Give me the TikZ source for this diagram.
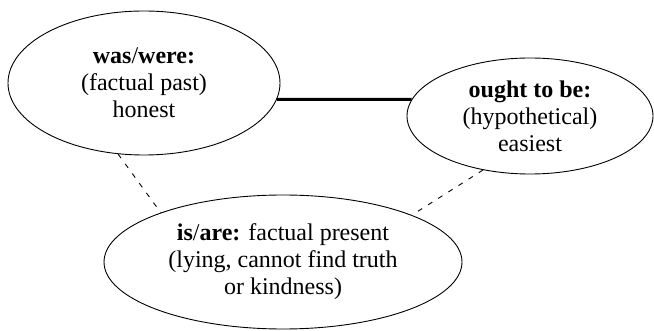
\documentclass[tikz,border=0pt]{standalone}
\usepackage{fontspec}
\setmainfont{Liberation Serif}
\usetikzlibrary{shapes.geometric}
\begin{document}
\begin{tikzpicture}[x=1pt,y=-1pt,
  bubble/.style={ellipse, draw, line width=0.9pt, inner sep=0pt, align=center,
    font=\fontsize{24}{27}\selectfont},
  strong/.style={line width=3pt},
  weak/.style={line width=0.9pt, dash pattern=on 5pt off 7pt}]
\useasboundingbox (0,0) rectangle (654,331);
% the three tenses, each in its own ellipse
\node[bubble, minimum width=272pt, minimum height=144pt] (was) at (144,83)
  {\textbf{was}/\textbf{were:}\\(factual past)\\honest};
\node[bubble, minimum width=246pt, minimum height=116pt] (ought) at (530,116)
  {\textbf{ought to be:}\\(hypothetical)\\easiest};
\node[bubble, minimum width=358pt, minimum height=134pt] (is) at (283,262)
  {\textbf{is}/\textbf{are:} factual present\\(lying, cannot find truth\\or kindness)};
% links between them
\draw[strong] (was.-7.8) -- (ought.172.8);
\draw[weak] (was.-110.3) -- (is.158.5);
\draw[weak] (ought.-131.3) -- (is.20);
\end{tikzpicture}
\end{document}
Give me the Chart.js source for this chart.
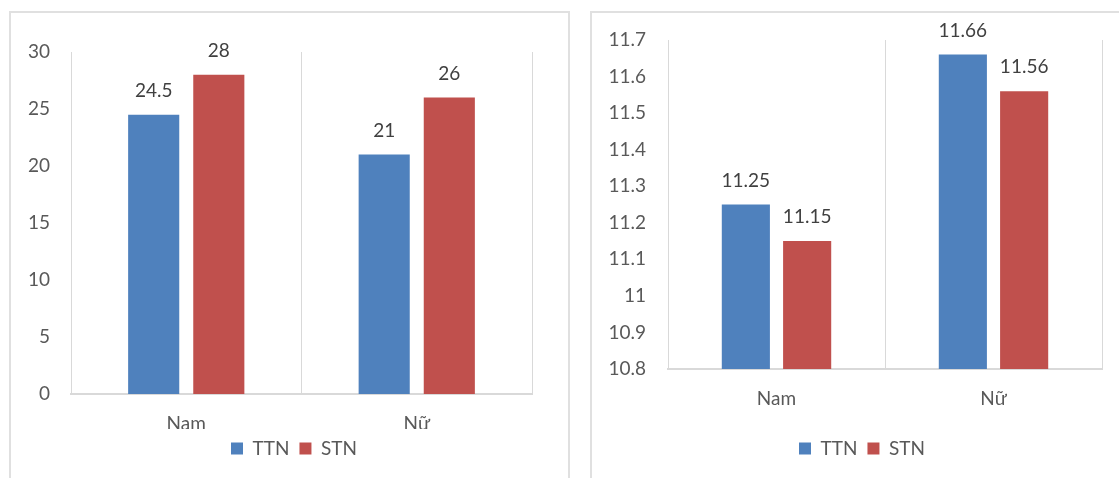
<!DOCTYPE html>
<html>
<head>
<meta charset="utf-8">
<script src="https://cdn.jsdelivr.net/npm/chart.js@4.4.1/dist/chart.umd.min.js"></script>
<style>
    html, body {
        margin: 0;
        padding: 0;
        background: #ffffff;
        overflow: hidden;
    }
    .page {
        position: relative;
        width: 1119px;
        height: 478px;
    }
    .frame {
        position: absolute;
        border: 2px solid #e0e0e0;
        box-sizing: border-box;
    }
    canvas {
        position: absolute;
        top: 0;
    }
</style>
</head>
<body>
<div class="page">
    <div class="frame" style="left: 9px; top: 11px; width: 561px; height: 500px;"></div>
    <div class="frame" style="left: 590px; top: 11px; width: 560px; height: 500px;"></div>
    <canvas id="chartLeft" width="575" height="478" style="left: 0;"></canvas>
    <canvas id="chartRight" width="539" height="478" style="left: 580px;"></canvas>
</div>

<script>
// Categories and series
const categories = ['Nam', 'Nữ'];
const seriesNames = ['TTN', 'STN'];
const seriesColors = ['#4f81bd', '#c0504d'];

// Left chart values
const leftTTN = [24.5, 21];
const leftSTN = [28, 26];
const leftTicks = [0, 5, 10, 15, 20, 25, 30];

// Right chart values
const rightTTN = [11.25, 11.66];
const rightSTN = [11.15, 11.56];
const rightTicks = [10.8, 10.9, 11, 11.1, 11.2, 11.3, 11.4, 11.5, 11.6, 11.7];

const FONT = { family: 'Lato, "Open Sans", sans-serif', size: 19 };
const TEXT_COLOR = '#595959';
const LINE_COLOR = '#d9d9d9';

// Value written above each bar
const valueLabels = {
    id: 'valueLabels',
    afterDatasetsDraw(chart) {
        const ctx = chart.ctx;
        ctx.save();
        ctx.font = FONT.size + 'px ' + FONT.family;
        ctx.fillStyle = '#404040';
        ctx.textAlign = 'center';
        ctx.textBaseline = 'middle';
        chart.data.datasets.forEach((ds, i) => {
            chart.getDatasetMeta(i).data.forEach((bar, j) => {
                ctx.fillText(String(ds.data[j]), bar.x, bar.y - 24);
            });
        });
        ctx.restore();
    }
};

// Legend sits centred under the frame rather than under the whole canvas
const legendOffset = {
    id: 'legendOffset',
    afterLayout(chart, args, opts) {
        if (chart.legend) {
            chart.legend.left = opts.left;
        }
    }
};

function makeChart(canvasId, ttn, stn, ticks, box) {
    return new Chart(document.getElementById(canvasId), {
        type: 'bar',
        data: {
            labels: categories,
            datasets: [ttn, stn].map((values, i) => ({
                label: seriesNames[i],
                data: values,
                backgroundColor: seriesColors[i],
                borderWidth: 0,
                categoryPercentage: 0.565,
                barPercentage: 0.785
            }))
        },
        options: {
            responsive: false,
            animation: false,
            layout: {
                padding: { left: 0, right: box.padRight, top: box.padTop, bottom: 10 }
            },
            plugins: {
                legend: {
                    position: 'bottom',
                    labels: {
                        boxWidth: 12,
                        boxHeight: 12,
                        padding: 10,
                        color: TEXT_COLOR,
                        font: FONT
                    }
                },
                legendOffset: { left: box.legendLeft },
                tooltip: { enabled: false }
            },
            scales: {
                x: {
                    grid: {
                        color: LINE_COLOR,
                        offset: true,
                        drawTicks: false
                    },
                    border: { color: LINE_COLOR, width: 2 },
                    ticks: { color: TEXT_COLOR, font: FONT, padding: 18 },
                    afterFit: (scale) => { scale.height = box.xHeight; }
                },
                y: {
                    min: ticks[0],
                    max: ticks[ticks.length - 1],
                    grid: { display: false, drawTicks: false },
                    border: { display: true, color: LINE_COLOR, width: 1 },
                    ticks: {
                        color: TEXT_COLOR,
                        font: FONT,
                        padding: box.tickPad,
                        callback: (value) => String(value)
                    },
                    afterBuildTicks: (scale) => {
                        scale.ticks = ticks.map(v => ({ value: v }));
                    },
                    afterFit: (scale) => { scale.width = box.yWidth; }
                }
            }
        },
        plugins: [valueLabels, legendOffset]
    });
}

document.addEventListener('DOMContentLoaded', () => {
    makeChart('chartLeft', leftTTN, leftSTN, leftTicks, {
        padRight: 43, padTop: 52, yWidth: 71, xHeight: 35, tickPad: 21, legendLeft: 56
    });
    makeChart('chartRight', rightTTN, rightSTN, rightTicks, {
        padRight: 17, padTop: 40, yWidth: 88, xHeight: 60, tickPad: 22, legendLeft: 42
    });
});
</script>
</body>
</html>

WHAT IS REQUIRED — Go through the material above and print all of it exactly, except the pictures.

WRITTEN SOLUTION —
Give me the TikZ source for this diagram.
\documentclass[tikz,border=0pt]{standalone}
\usepackage{fontspec}
\setmainfont{Liberation Serif}
\usetikzlibrary{shapes.geometric}
\begin{document}
\begin{tikzpicture}[x=1pt,y=-1pt,
  bubble/.style={ellipse, draw, line width=0.9pt, inner sep=0pt, align=center,
    font=\fontsize{24}{27}\selectfont},
  strong/.style={line width=3pt},
  weak/.style={line width=0.9pt, dash pattern=on 5pt off 7pt}]
\useasboundingbox (0,0) rectangle (654,331);
% the three tenses, each in its own ellipse
\node[bubble, minimum width=272pt, minimum height=144pt] (was) at (144,83)
  {\textbf{was}/\textbf{were:}\\(factual past)\\honest};
\node[bubble, minimum width=246pt, minimum height=116pt] (ought) at (530,116)
  {\textbf{ought to be:}\\(hypothetical)\\easiest};
\node[bubble, minimum width=358pt, minimum height=134pt] (is) at (283,262)
  {\textbf{is}/\textbf{are:} factual present\\(lying, cannot find truth\\or kindness)};
% links between them
\draw[strong] (was.-7.8) -- (ought.172.8);
\draw[weak] (was.-110.3) -- (is.158.5);
\draw[weak] (ought.-131.3) -- (is.20);
\end{tikzpicture}
\end{document}
Give me the Chart.js source for this chart.
<!DOCTYPE html>
<html>
<head>
<meta charset="utf-8">
<script src="https://cdn.jsdelivr.net/npm/chart.js@4.4.1/dist/chart.umd.min.js"></script>
<style>
    html, body {
        margin: 0;
        padding: 0;
        background: #ffffff;
        overflow: hidden;
    }
    .page {
        position: relative;
        width: 1119px;
        height: 478px;
    }
    .frame {
        position: absolute;
        border: 2px solid #e0e0e0;
        box-sizing: border-box;
    }
    canvas {
        position: absolute;
        top: 0;
    }
</style>
</head>
<body>
<div class="page">
    <div class="frame" style="left: 9px; top: 11px; width: 561px; height: 500px;"></div>
    <div class="frame" style="left: 590px; top: 11px; width: 560px; height: 500px;"></div>
    <canvas id="chartLeft" width="575" height="478" style="left: 0;"></canvas>
    <canvas id="chartRight" width="539" height="478" style="left: 580px;"></canvas>
</div>

<script>
// Categories and series
const categories = ['Nam', 'Nữ'];
const seriesNames = ['TTN', 'STN'];
const seriesColors = ['#4f81bd', '#c0504d'];

// Left chart values
const leftTTN = [24.5, 21];
const leftSTN = [28, 26];
const leftTicks = [0, 5, 10, 15, 20, 25, 30];

// Right chart values
const rightTTN = [11.25, 11.66];
const rightSTN = [11.15, 11.56];
const rightTicks = [10.8, 10.9, 11, 11.1, 11.2, 11.3, 11.4, 11.5, 11.6, 11.7];

const FONT = { family: 'Lato, "Open Sans", sans-serif', size: 19 };
const TEXT_COLOR = '#595959';
const LINE_COLOR = '#d9d9d9';

// Value written above each bar
const valueLabels = {
    id: 'valueLabels',
    afterDatasetsDraw(chart) {
        const ctx = chart.ctx;
        ctx.save();
        ctx.font = FONT.size + 'px ' + FONT.family;
        ctx.fillStyle = '#404040';
        ctx.textAlign = 'center';
        ctx.textBaseline = 'middle';
        chart.data.datasets.forEach((ds, i) => {
            chart.getDatasetMeta(i).data.forEach((bar, j) => {
                ctx.fillText(String(ds.data[j]), bar.x, bar.y - 24);
            });
        });
        ctx.restore();
    }
};

// Legend sits centred under the frame rather than under the whole canvas
const legendOffset = {
    id: 'legendOffset',
    afterLayout(chart, args, opts) {
        if (chart.legend) {
            chart.legend.left = opts.left;
        }
    }
};

function makeChart(canvasId, ttn, stn, ticks, box) {
    return new Chart(document.getElementById(canvasId), {
        type: 'bar',
        data: {
            labels: categories,
            datasets: [ttn, stn].map((values, i) => ({
                label: seriesNames[i],
                data: values,
                backgroundColor: seriesColors[i],
                borderWidth: 0,
                categoryPercentage: 0.565,
                barPercentage: 0.785
            }))
        },
        options: {
            responsive: false,
            animation: false,
            layout: {
                padding: { left: 0, right: box.padRight, top: box.padTop, bottom: 10 }
            },
            plugins: {
                legend: {
                    position: 'bottom',
                    labels: {
                        boxWidth: 12,
                        boxHeight: 12,
                        padding: 10,
                        color: TEXT_COLOR,
                        font: FONT
                    }
                },
                legendOffset: { left: box.legendLeft },
                tooltip: { enabled: false }
            },
            scales: {
                x: {
                    grid: {
                        color: LINE_COLOR,
                        offset: true,
                        drawTicks: false
                    },
                    border: { color: LINE_COLOR, width: 2 },
                    ticks: { color: TEXT_COLOR, font: FONT, padding: 18 },
                    afterFit: (scale) => { scale.height = box.xHeight; }
                },
                y: {
                    min: ticks[0],
                    max: ticks[ticks.length - 1],
                    grid: { display: false, drawTicks: false },
                    border: { display: true, color: LINE_COLOR, width: 1 },
                    ticks: {
                        color: TEXT_COLOR,
                        font: FONT,
                        padding: box.tickPad,
                        callback: (value) => String(value)
                    },
                    afterBuildTicks: (scale) => {
                        scale.ticks = ticks.map(v => ({ value: v }));
                    },
                    afterFit: (scale) => { scale.width = box.yWidth; }
                }
            }
        },
        plugins: [valueLabels, legendOffset]
    });
}

document.addEventListener('DOMContentLoaded', () => {
    makeChart('chartLeft', leftTTN, leftSTN, leftTicks, {
        padRight: 43, padTop: 52, yWidth: 71, xHeight: 35, tickPad: 21, legendLeft: 56
    });
    makeChart('chartRight', rightTTN, rightSTN, rightTicks, {
        padRight: 17, padTop: 40, yWidth: 88, xHeight: 60, tickPad: 22, legendLeft: 42
    });
});
</script>
</body>
</html>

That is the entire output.